European fellows train with community organizers at CCH

It was a homecoming of sorts for Ivana Novakova when she arrived in April for a four-week community organizing fellowship at the Chicago Coalition for the Homeless.

From left, CCH’s Keith Freeman, Zsuzsa Berecz, Ivana Novakova, and a Breakthrough Urban Ministries’ Wendy Daniels

Ivana’s job was created last year, after the deputy director of the homeless services agency, Depaul Slovensko, completed the same fellowship at CCH. When Jozef Kákoš returned to Slovakia last spring, he created an organizer’s job and promoted Ivana to the post.

“When Jozef came back, we talked about how we need to do things to work in the community. He asked me if I wanted to be an organizer,” Ivana said.

The fellowships are sponsored by the Great Lakes Consortium (GLC) for International Training and Development, an organizing exchange that trades community organizers from the U.S. and Central and Eastern Europe each year.

CCH has sent organizers abroad to offer six trainings while hosting 13 European interns through the program. Wrapping up a four-week fellowship are Ivana, 25, an organizer and street outreach worker from Bratislava, and Zsuzsa Berecz, 37, co-founder of a Budapest-based international artist collective, Pneuma Szöv.

Working alongside CCH organizers, Ivana and Zsusza assisted with shelter outreach, joined a protest rally, and traveled to Springfield. They also had fun sightseeing on the weekends and going to a Chicago Cubs game hosted by the CCH Associate Board.

Ivana said her new job was created around the time she was finishing graduate studies in social work while employed as a social worker at Depaul.

“I wrote my master’s thesis on individual work. I had concluded that it’s better to work in the community than one-on-one. I was very frustrated that nobody in my country works with homeless people. It was all the time just social workers helping people.”

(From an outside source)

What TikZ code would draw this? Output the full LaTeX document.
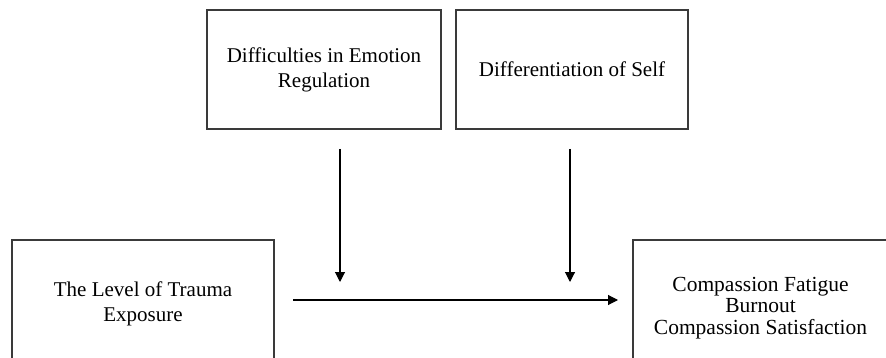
\documentclass[tikz,border=0pt]{standalone}
\usepackage{fontspec}
\setmainfont{Liberation Serif}
\usetikzlibrary{arrows.meta}
\definecolor{boxline}{HTML}{3A3A3A}
\tikzset{frame/.style={draw=boxline,line width=1.2pt,inner sep=4pt,align=center,font=\fontsize{21}{25}\selectfont},path arrow/.style={-{Triangle[length=10pt,width=10pt]},line width=1.1pt}}

\begin{document}
\begin{tikzpicture}[x=1pt,y=1pt]
 \useasboundingbox (0,0) rectangle (886,-358);
 \clip (0,0) rectangle (886,-358);
 \node[frame,minimum width=234,minimum height=119] (emo) at (324,-69.5) {Difficulties in Emotion\\Regulation};
 \node[frame,minimum width=232,minimum height=119] (self) at (572,-69.5) {Differentiation of Self};
 \node[frame,minimum width=262,minimum height=128] (trauma) at (143,-304) {The Level of Trauma\\Exposure};
 \node[frame,minimum width=255,minimum height=136,font=\fontsize{21.5}{21.5}\selectfont] (comp) at (760.5,-308) {Compassion Fatigue\\Burnout\\Compassion Satisfaction};
 \coordinate (x start) at (293,-300);
 \coordinate (x end) at (618,-300);
 \draw[path arrow] (x start) -- (x end);
 \foreach \n/\xx in {emo/340,self/570} {
   \coordinate (\n top) at (\xx,-149);
   \coordinate (\n tip) at (\xx,-282);
   \draw[path arrow] (\n top) -- (\n tip);
 }
\end{tikzpicture}
\end{document}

So, the timing was perfect when Ivana’s deputy director, Jozef, returned home to tell his staff what he learned during a CCH fellowship.

“I remember I had 100 questions for him!” she said with a laugh.

Ivana’s Chicago fellowship gave her a chance to work in-person with Senior Organizer Rachel Ramirez. Rachel traveled to Europe last fall to offer trainings, including a follow-up with Jozef and meeting Ivana. Since then, she has mentored Ivana with weekly Skype sessions.

Although Rachel is leaving CCH after six years to pursue a Ph.D at Northwestern University, she and Ivana plan to continue Skyping.

“We are not just mentor/mentee, we are friends,” Ivana explained.

Ivana organized a core group of three leaders, all homeless men. Her first organizing success was to help her leaders negotiate with city officials who complained about the trash and noise caused by homeless people camped in a wooded area of Bratislava. They talked with neighbors, asked city district (ward) officials to provide a dumpster.

“We cleaned it together. Now the (city) district pays for a dumpster. For the district, it was a surprise that homeless people can be active and help clean things up.”

Ivana looks forward to having a colleague as Depaul moves ahead on plans to hire a second organizer in coming months.

Zsuzsa holds several jobs in Hungary’s arts community, including a position with a cultural heritage organization. The arts collaborative she co-founded addresses community issues, such as street homelessness. One of the artists in her small collective was homeless for 25 years and now works as a social worker and writer.

Zsuzsa said her Chicago training gave her new insights into “building power,” noting that CCH organizers showed her that “we can create our own power,” instead of just lamenting inequality in society.

Both women said they look forward to Organizer Keith Freeman’s training exchange when he travels to Europe next February. Keith’s trip will be the seventh exchange training for CCH since 2012.